--- INPUT ---

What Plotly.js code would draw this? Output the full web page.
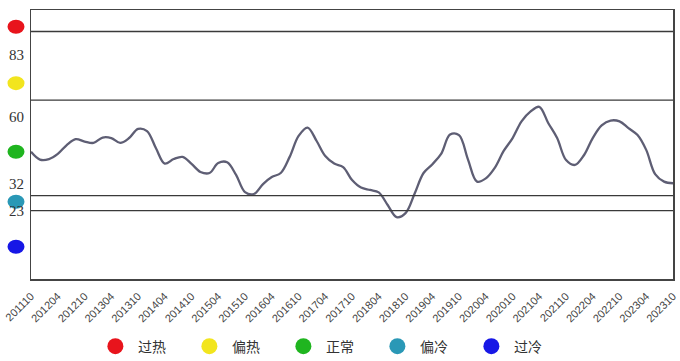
<!DOCTYPE html>
<html>
<head>
<meta charset="utf-8">
<script src="https://cdn.plot.ly/plotly-3.0.1.min.js"></script>
<style>
  html, body { margin: 0; padding: 0; background: #fff; }
  #chart { width: 680px; height: 361px; }
</style>
</head>
<body>
<div id="chart"></div>
<script>
// ---- data ----
var startMonth = "2011-10";      // first observation
var stepMonths = 2;              // spacing between readings
var indexValues = [
  47.3, 44.4, 44.6, 46.5, 49.8, 52.0, 51.1, 50.6, 52.6, 52.4,
  50.6, 52.4, 55.8, 55.0, 48.5, 42.9, 44.6, 45.4, 42.8, 39.8,
  39.4, 43.1, 43.4, 38.7, 32.3, 31.6, 35.3, 37.9, 39.4, 45.4,
  53.2, 56.3, 51.3, 45.7, 42.9, 41.6, 36.8, 34.0, 33.1, 32.2,
  27.5, 23.0, 24.5, 31.6, 39.4, 42.6, 46.5, 53.7, 53.5, 44.5,
  36.2, 37.4, 41.3, 47.6, 52.4, 58.6, 62.3, 64.0, 58.0, 52.4,
  44.2, 42.4, 46.1, 52.4, 57.1, 58.9, 58.6, 56.1, 53.5, 48.0,
  39.0, 36.2, 35.6
];
var thresholdLines = [92.0, 66.5, 31.0, 25.4];   // band boundaries (index scale)
var levelLabels = ["83", "60", "32", "23"];
var levelLabelPos = [83.3, 60.2, 35.3, 25.3];
var zoneNames = ["过热", "偏热", "正常", "偏冷", "过冷"];
var zoneColors = ["#e8141c", "#f2e51e", "#1fb51f", "#2a98b6", "#1717e6"];
var zoneDotPos = [93.8, 72.8, 47.3, 28.7, 12.0];

// ---- build x dates ----
function addMonths(ym, k) {
  var y = parseInt(ym.slice(0, 4), 10), m = parseInt(ym.slice(5, 7), 10) - 1 + k;
  y += Math.floor(m / 12); m = m % 12;
  return y + "-" + String(m + 1).padStart(2, "0") + "-01";
}
var xDates = indexValues.map(function (_, i) { return addMonths(startMonth, i * stepMonths); });

var traces = [{
  x: xDates, y: indexValues, type: "scatter", mode: "lines",
  line: { color: "#5e5e74", width: 2.3, shape: "spline", smoothing: 1 },
  showlegend: false, hoverinfo: "skip"
}];
zoneNames.forEach(function (n, i) {
  traces.push({
    x: [null], y: [null], type: "scatter", mode: "markers", name: n,
    marker: { color: zoneColors[i], size: 18, line: { width: 0 } }
  });
});

var shapes = [];
thresholdLines.forEach(function (v) {
  shapes.push({ type: "line", xref: "paper", yref: "y", x0: 0, x1: 1, y0: v, y1: v,
    line: { color: "#3a3a3a", width: 1.3 } });
});
// plot-area geometry for placing side markers
var L = 31, W = 642;
function px2paper(px) { return (px - L) / W; }
zoneDotPos.forEach(function (v, i) {
  var yc = v / 100;
  shapes.push({ type: "circle", xref: "paper", yref: "paper",
    x0: px2paper(7.5), x1: px2paper(24.5), y0: yc - 7 / 269, y1: yc + 7 / 269,
    fillcolor: zoneColors[i], line: { width: 0 } });
});

var annotations = levelLabels.map(function (t, i) {
  return { text: t, xref: "paper", yref: "paper", x: px2paper(16), y: levelLabelPos[i] / 100,
    xanchor: "center", yanchor: "middle", showarrow: false,
    font: { family: "Liberation Serif, serif", size: 15, color: "#333" } };
});

var layout = {
  width: 680, height: 361,
  margin: { l: 31, r: 7, t: 10, b: 82 },
  paper_bgcolor: "#fff", plot_bgcolor: "#fff",
  showlegend: true,
  legend: {
    orientation: "h", xref: "container", yref: "container",
    x: 0.1366, y: 0.04, xanchor: "left", yanchor: "middle",
    entrywidth: 44, itemwidth: 35,
    font: { family: "Noto Sans CJK SC, sans-serif", size: 14, color: "#333" }
  },
  xaxis: {
    type: "date", range: ["2011-10-01", "2023-10-01"],
    tick0: "2011-10-01", dtick: "M6", tickformat: "%Y%m", tickangle: -45,
    ticks: "", ticklabelstandoff: 5, showgrid: false, zeroline: false,
    showline: true, mirror: true, linecolor: "#444", linewidth: 1.5,
    tickfont: { family: "Liberation Sans, Arial, sans-serif", size: 11, color: "#444" }
  },
  yaxis: {
    range: [0, 100], showticklabels: false, ticks: "", showgrid: false, zeroline: false,
    showline: true, mirror: true, linecolor: "#444", linewidth: 1.5
  },
  shapes: shapes,
  annotations: annotations,
  hovermode: false
};

Plotly.newPlot("chart", traces, layout, { displayModeBar: false, staticPlot: true });
</script>
</body>
</html>
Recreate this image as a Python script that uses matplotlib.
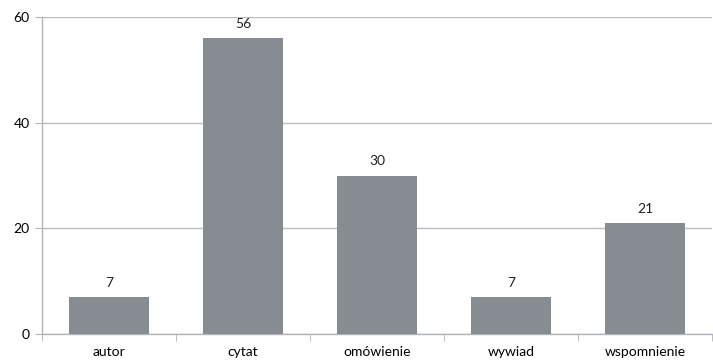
import numpy as np
import matplotlib.pyplot as plt

categories = ['autor', 'cytat', 'omówienie', 'wywiad', 'wspomnienie']
values = [7, 56, 30, 7, 21]
y_ticks = [0, 20, 40, 60]

plt.rcParams['font.family'] = ['Lato', 'DejaVu Sans']

fig = plt.figure(figsize=(7.13, 3.61), dpi=100)
ax = fig.add_axes([42 / 713, 27 / 361, 670 / 713, 317 / 361])

x = np.arange(len(categories))
bars = ax.bar(x, values, width=0.59, color='#878b92', zorder=3)

for xi, v in zip(x, values):
    ax.text(xi, v + 1.6, str(v), ha='center', va='bottom', fontsize=10, color='#222222')

ax.set_xlim(-0.5, len(categories) - 0.5)
ax.set_ylim(0, 60)
ax.set_yticks(y_ticks)
ax.set_xticks(x)
ax.set_xticklabels(categories, fontsize=10)
ax.set_xticks(np.arange(-0.5, len(categories)), minor=True)
ax.tick_params(axis='x', which='major', length=0, pad=9)
ax.tick_params(axis='x', which='minor', length=5, color='#b0b4b9')
ax.tick_params(axis='y', length=5, color='#b0b4b9', labelsize=10, pad=4)

ax.grid(axis='y', color='#b8bcc1', linewidth=1, zorder=0)
for side in ['top', 'right']:
    ax.spines[side].set_visible(False)
for side in ['left', 'bottom']:
    ax.spines[side].set_color('#b0b4b9')
    ax.spines[side].set_linewidth(1)

fig.savefig('out.png', dpi=100)
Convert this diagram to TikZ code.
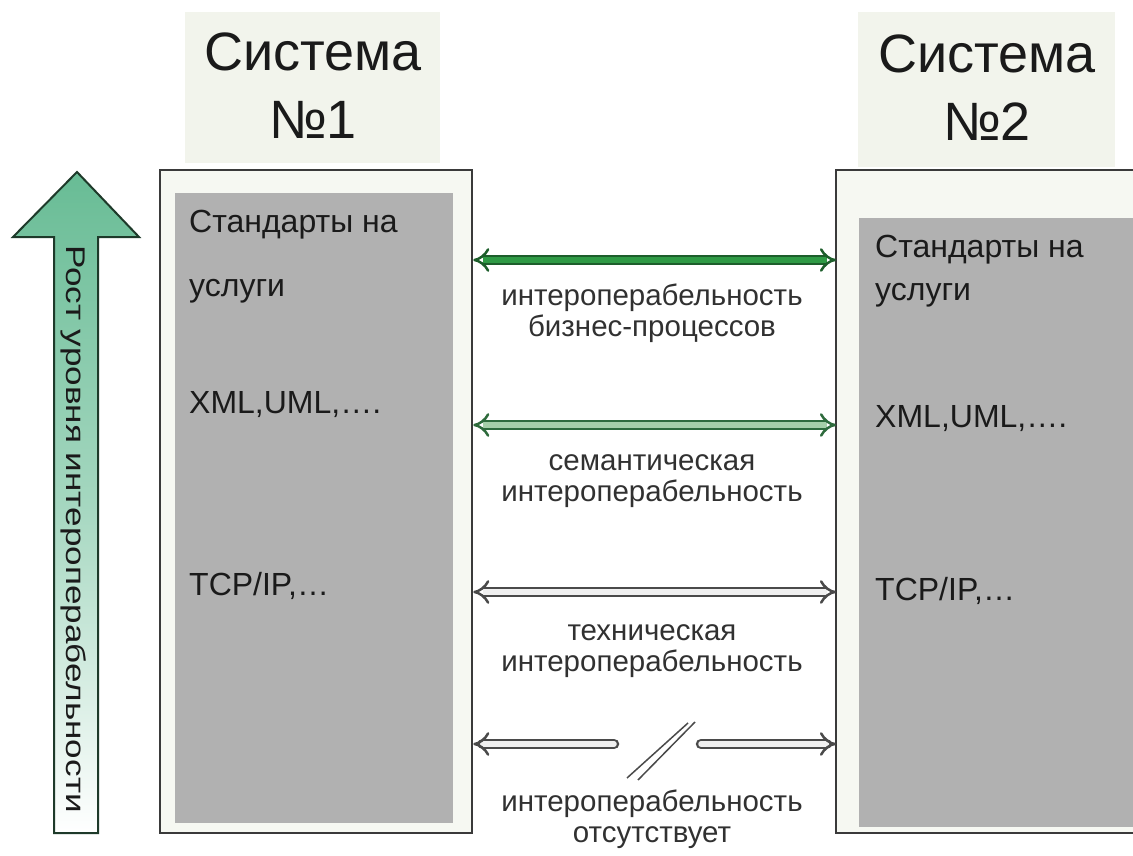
\documentclass[tikz,border=0pt]{standalone}
\usepackage{fontspec}
\setmainfont{Liberation Sans}
\usetikzlibrary{arrows.meta}
\definecolor{titlebg}{HTML}{F2F4EC}
\definecolor{framebg}{HTML}{F6F8F2}
\definecolor{frameline}{HTML}{3A3A3A}
\definecolor{innergray}{HTML}{B1B1B1}
\definecolor{bigarrow}{HTML}{68BC95}
\definecolor{bigarrowline}{HTML}{1E3A2A}
\definecolor{gAline}{HTML}{1D5E2B}
\definecolor{gAfill}{HTML}{2F9A45}
\definecolor{gBline}{HTML}{2E6B3C}
\definecolor{gBfill}{HTML}{A5CFA8}
\definecolor{grline}{HTML}{4A4A4A}
\definecolor{grfill}{HTML}{F0F0F0}
\definecolor{txt}{HTML}{1A1A1A}
\tikzset{
  titlebox/.style={fill=titlebg, draw=none, inner sep=0pt},
  frame/.style={fill=framebg, draw=frameline, line width=2.5pt, inner sep=0pt},
  inner/.style={fill=innergray, draw=none, inner sep=0pt},
  titletext/.style={font=\fontsize{54}{68}\selectfont, align=center, text=txt, inner sep=0pt},
  boxtext/.style={font=\fontsize{32}{40}\selectfont, anchor=base west, text=txt, inner sep=0pt},
  lbl/.style={font=\fontsize{29.5}{31}\selectfont, align=center, text=txt!90, inner sep=0pt},
  linkbase/.style={line width=2.5pt, double distance=5.5pt},
  linkA/.style={linkbase, draw=gAline, double=gAfill},
  linkB/.style={linkbase, draw=gBline, double=gBfill},
  linkC/.style={linkbase, draw=grline, double=grfill},
  slash/.style={draw=grline, line width=1.5pt},
  tip/.tip={Implies[scale=1.35]},
}
\begin{document}
\begin{tikzpicture}[x=1pt,y=-1pt]
\useasboundingbox (0,0) rectangle (1133,856);
\fill[white] (0,0) rectangle (1133,856);

% title boxes
\node[titlebox, minimum width=255, minimum height=151] (t1box) at (312.5,87.5) {};
\node[titlebox, minimum width=257, minimum height=155] (t2box) at (986.5,89.5) {};
\node[titletext] (t1) at (313,86) {Система\\№1};
\node[titletext] (t2) at (987,88) {Система\\№2};

% left system frame
\node[frame, minimum width=312, minimum height=663] (L) at (316,501.5) {};
\node[inner, minimum width=278, minimum height=630] (Lin) at (314,508) {};

% right system frame (open to the right edge)
\fill[framebg] (836,170) rectangle (1133,833);
\draw[draw=frameline, line width=2.5pt] (1133,170) -- (836,170) -- (836,833) -- (1133,833);
\node[inner, minimum width=274, minimum height=609, anchor=north west] (Rin) at (859,218) {};
\coordinate (R) at (836,501.5);

% texts in the left box
\node[boxtext] (l1) at (189,233) {Стандарты на};
\node[boxtext] (l2) at (189,296) {услуги};
\node[boxtext] (l3) at (189,413) {XML,UML,….};
\node[boxtext] (l4) at (189,595) {TCP/IP,…};

% texts in the right box
\node[boxtext] (r1) at (875,257) {Стандарты на};
\node[boxtext] (r2) at (875,300) {услуги};
\node[boxtext] (r3) at (875,427) {XML,UML,….};
\node[boxtext] (r4) at (875,600) {TCP/IP,…};

% big vertical arrow
\path[shade, top color=bigarrow, bottom color=white, middle color=bigarrow!60!white, draw=bigarrowline, line width=2pt, line join=miter]
  (54,833) -- (54,237) -- (13,237) -- (77,172) -- (139,237) -- (98,237) -- (98,833) -- cycle;
\node[rotate=-90, font=\fontsize{27}{30}\selectfont, text=txt, inner sep=0pt] (grow) at (74,529)
  {\scalebox{1.3}[1]{Рост уровня интероперабельности}};

% connector end points
\coordinate (a1l) at (L.east |- 0,260);
\coordinate (a1r) at (R |- 0,260);
\coordinate (a2l) at (L.east |- 0,425);
\coordinate (a2r) at (R |- 0,425);
\coordinate (a3l) at (L.east |- 0,592);
\coordinate (a3r) at (R |- 0,592);
\coordinate (a4l) at (L.east |- 0,744);
\coordinate (a4r) at (R |- 0,744);
\coordinate (g1) at (614,744);
\coordinate (g2) at (701,744);
\coordinate (s1a) at (627,778);
\coordinate (s1b) at (688,723);
\coordinate (s2a) at (638,780);
\coordinate (s2b) at (695,722);

\draw[linkA, tip-tip] (a1l) -- (a1r);
\draw[linkB, tip-tip] (a2l) -- (a2r);
\draw[linkC, tip-tip] (a3l) -- (a3r);
\draw[linkC, tip-, line cap=round] (a4l) -- (g1);
\draw[linkC, -tip, line cap=round] (g2) -- (a4r);
\draw[slash] (s1a) -- (s1b);
\draw[slash] (s2a) -- (s2b);

% labels
\node[lbl] (lab1) at (652,313.5) {интероперабельность\\бизнес-процессов};
\node[lbl] (lab2) at (652,481.5) {семантическая\\интероперабельность};
\node[lbl] (lab3) at (652,651) {техническая\\интероперабельность};
\node[lbl] (lab4) at (652,819.5) {интероперабельность\\отсутствует};
\end{tikzpicture}
\end{document}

---

_WHAT YOU ARE ASKED TO DO_
The lines from the start of the entries above through the one containing "var xDates = indexValues.map(function" are to be retyped exactly, and no others. Pictures are left out.

_FINAL ANSWER_
What Plotly.js code would draw this? Output the full web page.
<!DOCTYPE html>
<html>
<head>
<meta charset="utf-8">
<script src="https://cdn.plot.ly/plotly-3.0.1.min.js"></script>
<style>
  html, body { margin: 0; padding: 0; background: #fff; }
  #chart { width: 680px; height: 361px; }
</style>
</head>
<body>
<div id="chart"></div>
<script>
// ---- data ----
var startMonth = "2011-10";      // first observation
var stepMonths = 2;              // spacing between readings
var indexValues = [
  47.3, 44.4, 44.6, 46.5, 49.8, 52.0, 51.1, 50.6, 52.6, 52.4,
  50.6, 52.4, 55.8, 55.0, 48.5, 42.9, 44.6, 45.4, 42.8, 39.8,
  39.4, 43.1, 43.4, 38.7, 32.3, 31.6, 35.3, 37.9, 39.4, 45.4,
  53.2, 56.3, 51.3, 45.7, 42.9, 41.6, 36.8, 34.0, 33.1, 32.2,
  27.5, 23.0, 24.5, 31.6, 39.4, 42.6, 46.5, 53.7, 53.5, 44.5,
  36.2, 37.4, 41.3, 47.6, 52.4, 58.6, 62.3, 64.0, 58.0, 52.4,
  44.2, 42.4, 46.1, 52.4, 57.1, 58.9, 58.6, 56.1, 53.5, 48.0,
  39.0, 36.2, 35.6
];
var thresholdLines = [92.0, 66.5, 31.0, 25.4];   // band boundaries (index scale)
var levelLabels = ["83", "60", "32", "23"];
var levelLabelPos = [83.3, 60.2, 35.3, 25.3];
var zoneNames = ["过热", "偏热", "正常", "偏冷", "过冷"];
var zoneColors = ["#e8141c", "#f2e51e", "#1fb51f", "#2a98b6", "#1717e6"];
var zoneDotPos = [93.8, 72.8, 47.3, 28.7, 12.0];

// ---- build x dates ----
function addMonths(ym, k) {
  var y = parseInt(ym.slice(0, 4), 10), m = parseInt(ym.slice(5, 7), 10) - 1 + k;
  y += Math.floor(m / 12); m = m % 12;
  return y + "-" + String(m + 1).padStart(2, "0") + "-01";
}
var xDates = indexValues.map(function (_, i) { return addMonths(startMonth, i * stepMonths); });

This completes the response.